Me convertí en egoísta, ¡y por primera vez en mi vida me sentí feliz!
**Una vida entregada a la familia**
Me llamo Natalia, tengo 42 años, estoy casada y tengo dos hijos adultos.
Mi historia es la de una mujer que vivió toda su vida para los demás, pero que en un momento dado se dijo: “¡Basta!”.
Me casé a los 19 años, y desde entonces mi vida perteneció a mi familia.
Mientras mis amigas salían de fiesta, disfrutaban de la universidad y vivían su juventud, yo empujaba el carrito del bebé, lavaba, limpiaba y estudiaba de noche para los exámenes, porque cursaba la carrera a distancia.
Mi abuela me advertía:
— No puedes cargar con tanto, te vas a romper.
Pero yo era testaruda y quería demostrar lo contrario.
Y lo logré.
Tuve a mi segundo hijo, conseguí mi título, estudié, trabajé y cuidé de mi marido y mis hijos, olvidándome de mí misma.
Pero no me quejaba.
**Tres hombres en casa, y todo recaía sobre mí**
Amaba a mis hombres, así que lo aguantaba todo.
Ellos dejaban la ropa tirada por toda la casa, los platos sucios en la mesa, olvidaban apagar el gas y no se preguntaban quién limpiaba, quién lavaba o quién se ocupaba de ellos.
Como si fuera mi obligación hacerles la vida cómoda.
Pero los quería.
Así que callaba y seguía cuidándolos.
Hasta que un día me di cuenta de que se habían acostumbrado a mi esfuerzo.

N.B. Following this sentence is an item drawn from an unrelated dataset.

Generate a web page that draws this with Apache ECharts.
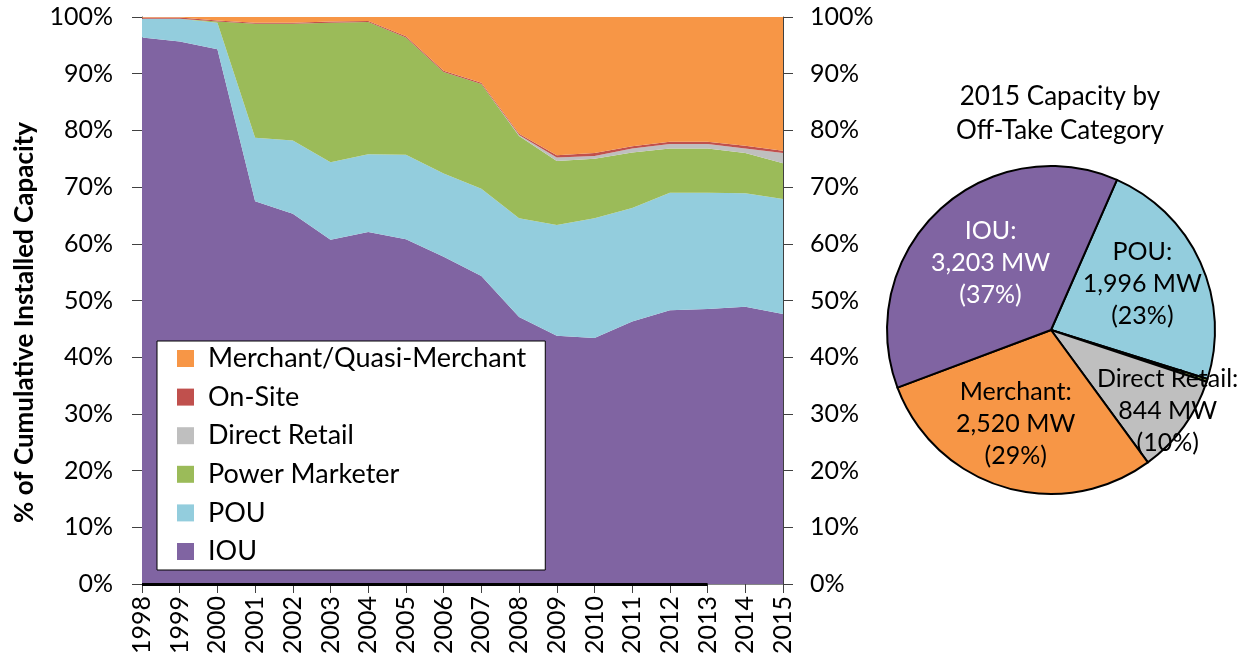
<!DOCTYPE html>
<html><head><meta charset="utf-8">
<script src="https://cdn.jsdelivr.net/npm/echarts@6/dist/echarts.min.js"></script>
<style>html,body{margin:0;padding:0;background:#fff}#c{width:1245px;height:659px}</style>
</head><body><div id="c"></div>
<script>
const years = ['1998','1999','2000','2001','2002','2003','2004','2005','2006','2007','2008','2009','2010','2011','2012','2013','2014','2015'];
const iou      = [96.4, 95.7, 94.3, 67.5, 65.3, 60.7, 62.1, 60.8, 57.7, 54.3, 47.1, 43.8, 43.4, 46.3, 48.3, 48.5, 48.9, 47.6];
const pou      = [3.3, 4.0, 4.7, 11.2, 12.9, 13.7, 13.7, 14.9, 14.7, 15.4, 17.4, 19.5, 21.1, 20.0, 20.7, 20.5, 20.0, 20.3];
const marketer = [0.0, 0.0, 0.2, 20.1, 20.6, 24.6, 23.3, 20.7, 17.9, 18.5, 14.5, 11.3, 10.5, 9.8, 7.8, 7.8, 7.1, 6.3];
const retail   = [0, 0, 0, 0, 0, 0, 0, 0, 0, 0, 0.2, 0.6, 0.5, 0.7, 0.8, 0.8, 0.8, 1.8];
const onsite   = [0.2, 0.2, 0.2, 0.2, 0.2, 0.2, 0.2, 0.2, 0.2, 0.2, 0.2, 0.4, 0.5, 0.4, 0.4, 0.4, 0.5, 0.4];
const merchant = [0.1, 0.1, 0.6, 1.0, 1.0, 0.8, 0.7, 3.4, 9.5, 11.6, 20.6, 24.4, 24.0, 22.8, 22.0, 22.0, 22.7, 23.6];

const seriesNames = ['IOU','POU','Power Marketer','Direct Retail','On-Site','Merchant/Quasi-Merchant'];
const seriesData = [iou, pou, marketer, retail, onsite, merchant];
const seriesColors = ['#8064A2','#93CDDD','#9BBB59','#BFBFBF','#C0504D','#F79646'];

const pieNames  = ['POU','Power Marketer','Direct Retail','Merchant','IOU'];
const pieValues = [1996, 25, 844, 2520, 3203];
const pieColors = ['#93CDDD','#9BBB59','#BFBFBF','#F79646','#8064A2'];
const pieTextColors = ['#000','#000','#000','#000','#fff'];
const pieShowLabel = [true, false, true, true, true];
const pieLabelShift = [[14,-11],[0,0],[48,31],[-11,12],[-2,-5]];
const pieTitle = '2015 Capacity by\nOff-Take Category';
const yAxisTitle = '% of Cumulative Installed Capacity';

const FONT = 'Lato';
const chart = echarts.init(document.getElementById('c'));

const series = seriesNames.map((n, i) => ({
  name: n, type: 'line', stack: 'total', data: seriesData[i],
  symbol: 'none', showSymbol: false,
  lineStyle: { width: 0 }, areaStyle: { color: seriesColors[i], opacity: 1 },
  itemStyle: { color: seriesColors[i] },
  emphasis: { disabled: true }, z: 2
}));
series[0].markLine = {
  silent: true, symbol: 'none', animation: false,
  lineStyle: { color: '#000', width: 3, type: 'solid' },
  label: { show: false },
  data: [[{ coord: [years[0], 0] }, { coord: [years[15], 0] }]]
};

series.push({
  type: 'pie', center: [1051, 330], radius: 164, startAngle: 66.3, clockwise: true,
  percentPrecision: 2, avoidLabelOverlap: false,
  itemStyle: { borderColor: '#000', borderWidth: 2 },
  labelLine: { show: false },
  emphasis: { disabled: true },
  label: {
    position: 'inside', fontFamily: FONT, fontSize: 25, lineHeight: 32,
    formatter: p => p.name + ':\n' + p.value.toLocaleString('en-US') + ' MW\n(' + Math.round(p.percent) + '%)'
  },
  labelLayout: p => ({ dx: pieLabelShift[p.dataIndex][0], dy: pieLabelShift[p.dataIndex][1] }),
  data: pieNames.map((n, i) => ({
    name: n, value: pieValues[i],
    itemStyle: { color: pieColors[i] },
    label: { show: pieShowLabel[i], color: pieTextColors[i] }
  }))
});

const yAxisCommon = {
  type: 'value', min: 0, max: 100, interval: 10,
  splitLine: { show: false },
  axisLine: { show: true, lineStyle: { color: '#404040', width: 1 } },
  axisTick: { show: true, inside: false, length: 10, lineStyle: { color: '#404040' } },
  axisLabel: { formatter: '{value}%', fontFamily: FONT, fontSize: 25, color: '#000' }
};

chart.setOption({
  animation: false,
  textStyle: { fontFamily: FONT },
  title: {
    text: pieTitle, left: 1055, top: 75, textAlign: 'center',
    textStyle: { fontFamily: FONT, fontSize: 26, fontWeight: 'normal', color: '#000', lineHeight: 34 }
  },
  grid: { left: 142, right: 462, top: 17, bottom: 75 },
  legend: {
    data: seriesNames.slice().reverse(),
    orient: 'vertical', left: 157, top: 341,
    padding: [4, 19, 5, 20],
    itemWidth: 17, itemHeight: 17, itemGap: 11.6,
    icon: 'rect',
    backgroundColor: '#fff', borderColor: '#000', borderWidth: 1, borderRadius: 0,
    textStyle: { fontFamily: FONT, fontSize: 27, lineHeight: 24, color: '#000', padding: [0, 0, 0, 9] },
    selectedMode: false
  },
  xAxis: {
    type: 'category', data: years, boundaryGap: false,
    axisLine: { show: true, lineStyle: { color: '#868686', width: 1 } },
    axisTick: { show: true, length: 9, lineStyle: { color: '#404040' } },
    axisLabel: { rotate: 90, margin: 12, fontFamily: FONT, fontSize: 25, color: '#000', interval: 0 }
  },
  yAxis: [
    Object.assign({}, yAxisCommon, {
      position: 'left',
      name: yAxisTitle, nameLocation: 'middle', nameGap: 104, nameRotate: 90,
      nameTextStyle: { fontFamily: FONT, fontSize: 26, fontWeight: 'bold', color: '#000', padding: [0, 44, 0, 0] },
      axisLabel: Object.assign({}, yAxisCommon.axisLabel, { margin: 29 })
    }),
    Object.assign({}, yAxisCommon, {
      position: 'right',
      axisLabel: Object.assign({}, yAxisCommon.axisLabel, { margin: 27 })
    })
  ],
  series: series
});
</script></body></html>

No les importaba si estaba cansada o no; lo único que querían era la cena en la mesa y una camisa limpia en el armario.
No pensaban que yo no era su sirvienta, ni su empleada doméstica, sino una mujer que también quería vivir.
Y un día me cansé.
**Me escapé al teatro**
Era un día normal de invierno.
Volví a casa después del trabajo y, como siempre, la casa estaba patas arriba.
— ¡Basta! — me dije a mí misma. — ¡Se acabó!
Di media vuelta y me fui de casa.
Tomé un autobús, llegué al centro y compré una entrada para el teatro.
Por primera vez en años, hice algo para mí.
De camino a casa, vi decenas de llamadas perdidas de mi marido y mis hijos.
Apagué el teléfono y regresé a casa con una sonrisa.
Cuando llegué, me bombardearon con preguntas:
— ¿Dónde has estado? ¿Por qué no avisaste? ¿Por qué no has preparado la cena?
Les respondí con calma:
— Sois adultos. Os las arreglaréis. Ahora yo también vivo para mí.
**Cambié, y me encantó**
Y cumplí mi palabra.
Desde ese día, dejé de lavar su ropa, cocinar, limpiar y planchar sus camisas.
Que aprendan a hacerlo solos.
Y yo recordé lo que era vivir para mí.
Me compré ropa bonita, en lugar de otra olla o un trapo de cocina.
Me apunté a hacerme la manicura, fui a la peluquería y me inscribí en el gimnasio.
Empecé a quedar con mis amigas, a pasear por la ciudad y a salir al campo.
¿Y sabes qué?
¡Me encantó!
Al principio, mi marido y mis hijos no podían creer que hubiera cambiado.
Pensaban que era un capricho y que pronto volvería a la rutina de siempre.
Pero cuando se quedaron sin ropa limpia y sin comida en la nevera, aprendieron rápidamente a usar la lavadora, la cocina y la plancha.
Y de repente me di cuenta:
¡Qué bueno es ser egoísta!
¡Qué pena que lo entendiera tan tarde!